Exercise objective
Retype, please, the listing from its opening line through the line that contains "0.04, 0.06, 0.08]", both included, without the pictures.

Available data
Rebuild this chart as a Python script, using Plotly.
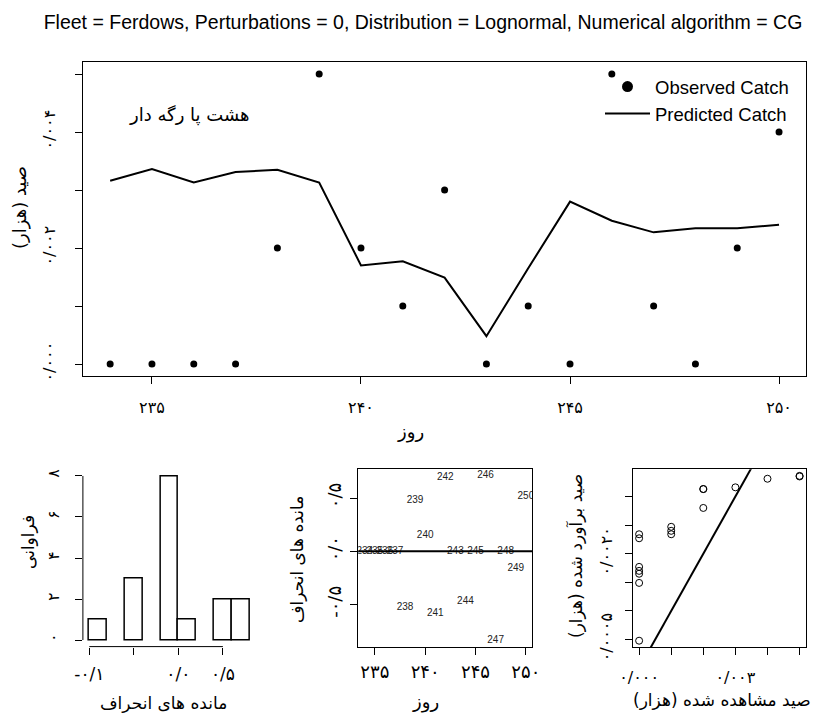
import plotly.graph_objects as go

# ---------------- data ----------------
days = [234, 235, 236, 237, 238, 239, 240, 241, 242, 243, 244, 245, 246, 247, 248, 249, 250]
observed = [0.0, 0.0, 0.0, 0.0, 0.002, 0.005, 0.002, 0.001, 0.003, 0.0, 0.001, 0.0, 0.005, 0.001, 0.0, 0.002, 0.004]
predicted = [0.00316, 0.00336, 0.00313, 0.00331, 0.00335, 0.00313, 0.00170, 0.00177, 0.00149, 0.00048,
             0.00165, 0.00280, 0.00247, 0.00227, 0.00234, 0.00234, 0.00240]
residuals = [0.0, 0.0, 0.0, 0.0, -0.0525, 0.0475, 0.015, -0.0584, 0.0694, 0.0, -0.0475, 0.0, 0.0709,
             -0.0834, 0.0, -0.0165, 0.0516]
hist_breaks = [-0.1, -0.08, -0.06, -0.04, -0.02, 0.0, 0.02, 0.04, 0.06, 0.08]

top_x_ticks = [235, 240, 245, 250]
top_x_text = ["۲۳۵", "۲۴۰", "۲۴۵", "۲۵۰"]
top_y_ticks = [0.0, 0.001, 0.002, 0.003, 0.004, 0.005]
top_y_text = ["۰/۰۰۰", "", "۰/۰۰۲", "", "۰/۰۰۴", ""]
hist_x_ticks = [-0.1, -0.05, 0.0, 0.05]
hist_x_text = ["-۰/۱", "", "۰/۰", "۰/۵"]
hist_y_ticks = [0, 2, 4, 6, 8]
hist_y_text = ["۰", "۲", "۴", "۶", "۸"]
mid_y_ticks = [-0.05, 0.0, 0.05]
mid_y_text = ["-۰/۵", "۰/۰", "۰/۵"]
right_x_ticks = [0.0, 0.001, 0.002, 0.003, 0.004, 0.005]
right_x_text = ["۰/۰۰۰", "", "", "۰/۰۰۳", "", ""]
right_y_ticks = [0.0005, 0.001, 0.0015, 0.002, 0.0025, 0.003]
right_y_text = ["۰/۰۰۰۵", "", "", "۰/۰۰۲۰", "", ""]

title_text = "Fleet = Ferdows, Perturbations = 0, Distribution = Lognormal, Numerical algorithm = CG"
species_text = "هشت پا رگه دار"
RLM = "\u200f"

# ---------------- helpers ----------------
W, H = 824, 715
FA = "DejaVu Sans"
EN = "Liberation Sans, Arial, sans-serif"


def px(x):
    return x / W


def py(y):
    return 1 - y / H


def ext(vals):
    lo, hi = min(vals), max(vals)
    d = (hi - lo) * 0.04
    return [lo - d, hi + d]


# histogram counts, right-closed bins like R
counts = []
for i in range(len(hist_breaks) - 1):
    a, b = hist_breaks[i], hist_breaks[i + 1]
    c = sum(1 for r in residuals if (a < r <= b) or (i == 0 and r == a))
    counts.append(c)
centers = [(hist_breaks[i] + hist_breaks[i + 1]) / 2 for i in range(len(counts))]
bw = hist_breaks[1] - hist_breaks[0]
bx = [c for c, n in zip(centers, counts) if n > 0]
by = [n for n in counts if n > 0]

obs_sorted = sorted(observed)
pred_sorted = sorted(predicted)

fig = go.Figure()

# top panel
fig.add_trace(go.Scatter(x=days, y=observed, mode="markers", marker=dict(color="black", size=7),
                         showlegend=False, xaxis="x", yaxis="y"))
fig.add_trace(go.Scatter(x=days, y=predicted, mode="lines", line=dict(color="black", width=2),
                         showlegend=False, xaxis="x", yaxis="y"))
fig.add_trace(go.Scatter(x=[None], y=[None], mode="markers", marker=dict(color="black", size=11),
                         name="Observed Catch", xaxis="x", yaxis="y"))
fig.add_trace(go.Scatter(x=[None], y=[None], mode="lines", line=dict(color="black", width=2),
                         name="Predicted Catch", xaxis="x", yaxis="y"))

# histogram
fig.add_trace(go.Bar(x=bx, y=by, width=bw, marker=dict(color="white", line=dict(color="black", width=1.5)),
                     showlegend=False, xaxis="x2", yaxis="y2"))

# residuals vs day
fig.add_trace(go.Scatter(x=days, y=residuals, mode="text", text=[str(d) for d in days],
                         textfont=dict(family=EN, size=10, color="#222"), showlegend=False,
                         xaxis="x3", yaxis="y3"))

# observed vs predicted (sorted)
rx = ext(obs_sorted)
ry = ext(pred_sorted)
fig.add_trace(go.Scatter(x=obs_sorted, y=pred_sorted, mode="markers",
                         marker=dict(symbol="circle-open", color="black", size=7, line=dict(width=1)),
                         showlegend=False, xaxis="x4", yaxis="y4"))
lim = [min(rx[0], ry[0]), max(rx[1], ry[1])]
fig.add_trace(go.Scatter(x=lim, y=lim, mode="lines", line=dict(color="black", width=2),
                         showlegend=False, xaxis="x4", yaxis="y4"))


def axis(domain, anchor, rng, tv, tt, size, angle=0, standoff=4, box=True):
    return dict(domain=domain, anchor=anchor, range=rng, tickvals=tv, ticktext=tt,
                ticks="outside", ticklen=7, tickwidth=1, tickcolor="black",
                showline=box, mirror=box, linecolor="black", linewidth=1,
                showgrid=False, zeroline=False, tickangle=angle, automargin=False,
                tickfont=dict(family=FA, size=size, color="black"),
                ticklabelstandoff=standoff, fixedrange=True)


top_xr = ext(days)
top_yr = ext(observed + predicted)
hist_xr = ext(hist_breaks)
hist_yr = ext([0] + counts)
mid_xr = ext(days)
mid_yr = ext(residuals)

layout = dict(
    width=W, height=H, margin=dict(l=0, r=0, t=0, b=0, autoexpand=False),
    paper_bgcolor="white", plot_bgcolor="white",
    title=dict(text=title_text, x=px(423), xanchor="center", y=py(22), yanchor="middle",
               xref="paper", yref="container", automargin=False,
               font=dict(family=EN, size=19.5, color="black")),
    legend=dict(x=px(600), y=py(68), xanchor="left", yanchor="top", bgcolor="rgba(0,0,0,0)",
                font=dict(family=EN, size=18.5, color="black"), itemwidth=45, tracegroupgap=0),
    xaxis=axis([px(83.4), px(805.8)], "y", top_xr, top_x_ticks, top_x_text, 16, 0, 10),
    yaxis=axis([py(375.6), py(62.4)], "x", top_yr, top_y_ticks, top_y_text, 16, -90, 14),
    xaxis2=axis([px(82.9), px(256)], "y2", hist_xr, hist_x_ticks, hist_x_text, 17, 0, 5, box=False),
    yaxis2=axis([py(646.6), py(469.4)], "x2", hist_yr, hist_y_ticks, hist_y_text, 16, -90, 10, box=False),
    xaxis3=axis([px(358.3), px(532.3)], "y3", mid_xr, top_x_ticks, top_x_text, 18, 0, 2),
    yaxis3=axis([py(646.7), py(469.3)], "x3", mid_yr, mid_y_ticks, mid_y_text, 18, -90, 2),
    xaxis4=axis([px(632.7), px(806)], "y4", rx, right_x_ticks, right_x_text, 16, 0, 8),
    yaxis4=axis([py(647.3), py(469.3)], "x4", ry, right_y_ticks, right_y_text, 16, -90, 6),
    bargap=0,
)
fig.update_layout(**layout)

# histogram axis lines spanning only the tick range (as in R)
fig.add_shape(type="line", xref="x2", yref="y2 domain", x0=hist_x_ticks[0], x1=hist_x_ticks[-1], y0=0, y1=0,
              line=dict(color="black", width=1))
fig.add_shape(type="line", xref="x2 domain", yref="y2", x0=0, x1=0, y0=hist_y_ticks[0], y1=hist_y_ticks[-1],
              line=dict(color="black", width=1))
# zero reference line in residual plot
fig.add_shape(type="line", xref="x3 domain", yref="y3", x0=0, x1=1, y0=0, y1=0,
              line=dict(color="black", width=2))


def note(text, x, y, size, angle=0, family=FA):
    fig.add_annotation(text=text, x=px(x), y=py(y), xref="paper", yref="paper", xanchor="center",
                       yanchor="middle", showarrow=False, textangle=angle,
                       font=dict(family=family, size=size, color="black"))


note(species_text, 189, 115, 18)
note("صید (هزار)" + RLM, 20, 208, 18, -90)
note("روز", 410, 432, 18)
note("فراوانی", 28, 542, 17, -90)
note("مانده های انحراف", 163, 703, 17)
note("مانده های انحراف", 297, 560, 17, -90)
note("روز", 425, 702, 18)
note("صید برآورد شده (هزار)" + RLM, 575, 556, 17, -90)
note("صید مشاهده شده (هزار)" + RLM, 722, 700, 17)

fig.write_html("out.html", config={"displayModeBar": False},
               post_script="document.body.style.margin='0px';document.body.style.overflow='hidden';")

Right answer
Rebuild this chart as a Python script, using Plotly.
import plotly.graph_objects as go

# ---------------- data ----------------
days = [234, 235, 236, 237, 238, 239, 240, 241, 242, 243, 244, 245, 246, 247, 248, 249, 250]
observed = [0.0, 0.0, 0.0, 0.0, 0.002, 0.005, 0.002, 0.001, 0.003, 0.0, 0.001, 0.0, 0.005, 0.001, 0.0, 0.002, 0.004]
predicted = [0.00316, 0.00336, 0.00313, 0.00331, 0.00335, 0.00313, 0.00170, 0.00177, 0.00149, 0.00048,
             0.00165, 0.00280, 0.00247, 0.00227, 0.00234, 0.00234, 0.00240]
residuals = [0.0, 0.0, 0.0, 0.0, -0.0525, 0.0475, 0.015, -0.0584, 0.0694, 0.0, -0.0475, 0.0, 0.0709,
             -0.0834, 0.0, -0.0165, 0.0516]
hist_breaks = [-0.1, -0.08, -0.06, -0.04, -0.02, 0.0, 0.02, 0.04, 0.06, 0.08]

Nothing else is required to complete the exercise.